We have to be clear-eyed about Vertigo, and about what its power and influence tell us. It isn’t just that Alfred Hitchcock was devious, a fantasist, a voyeur and a predator. It isn’t just that no matter how many Harvey Weinsteins are exposed, it could never be enough to deliver justice to those who have been wronged and exploited. It isn’t even that men invented and have dominated the command and control of the movies, both as art and business: that they have been the majority of directors, producers and camera people despite, over the years, being a minority of the audience. Is what Vertigo has to tell us, beyond this history of male control, that the medium itself is in some sense male? Is there something in cinema that gives power to the predator, sitting still in the dark, watching desired and forbidden things? Something male in a system that has an actress stand on her mark, in a beautifully lit and provocatively intimate close-up, so that we can rhapsodise over her?

In 2012, the Sight & Sound poll was urged on by a feeling that we’d all had enough of Citizen Kane. Welles’s film had been voted the best ever from 1962 to 2002. Few felt that the verdict had been unjust, but in a young medium was it proper for the champ to be a pensioner? Didn’t cinephiles deserve a more mercurial model, made in their lifetime? But the new winner was Vertigo, not very much younger than Citizen Kane, and its triumph was acknowledged as a rueful commentary on the ambivalent glory of being a film director, the auteur status that Sight & Sound was pledged to uphold. Already, in 2012, Hitchcock was perceived as a master, but also as a nearly tragic figure. No young filmmaker really wanted to look like him, but many felt they lived in his shadow just as once they had been devoted to the reckless romance of being Orson Welles.
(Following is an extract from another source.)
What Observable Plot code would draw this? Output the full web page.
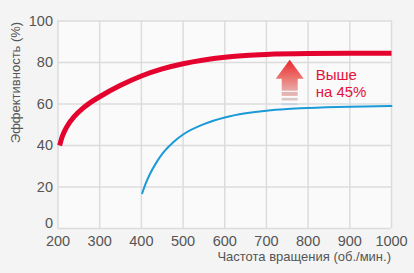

I didn’t vote for Vertigo; I didn’t love it enough in 1958 or in 2012. I voted for Rear Window, which seems to me a lighter, airier, more amused study on the same theme – marriage and murder, watching and imagining. It lacks the suffocating self-pity of Vertigo, and so I like it more. I can’t see Vertigo holding the title in 2022, if the known world prevails then and remains ready to attend to another fanciful poll. It’s irrefutably clear that Vertigo is a confession to the damage done by men’s grooming of women’s desirability. And even if the film is tragic, and even if Novak’s performance more and more seems brave or poignant, I don’t think its fantasy can go unchastised.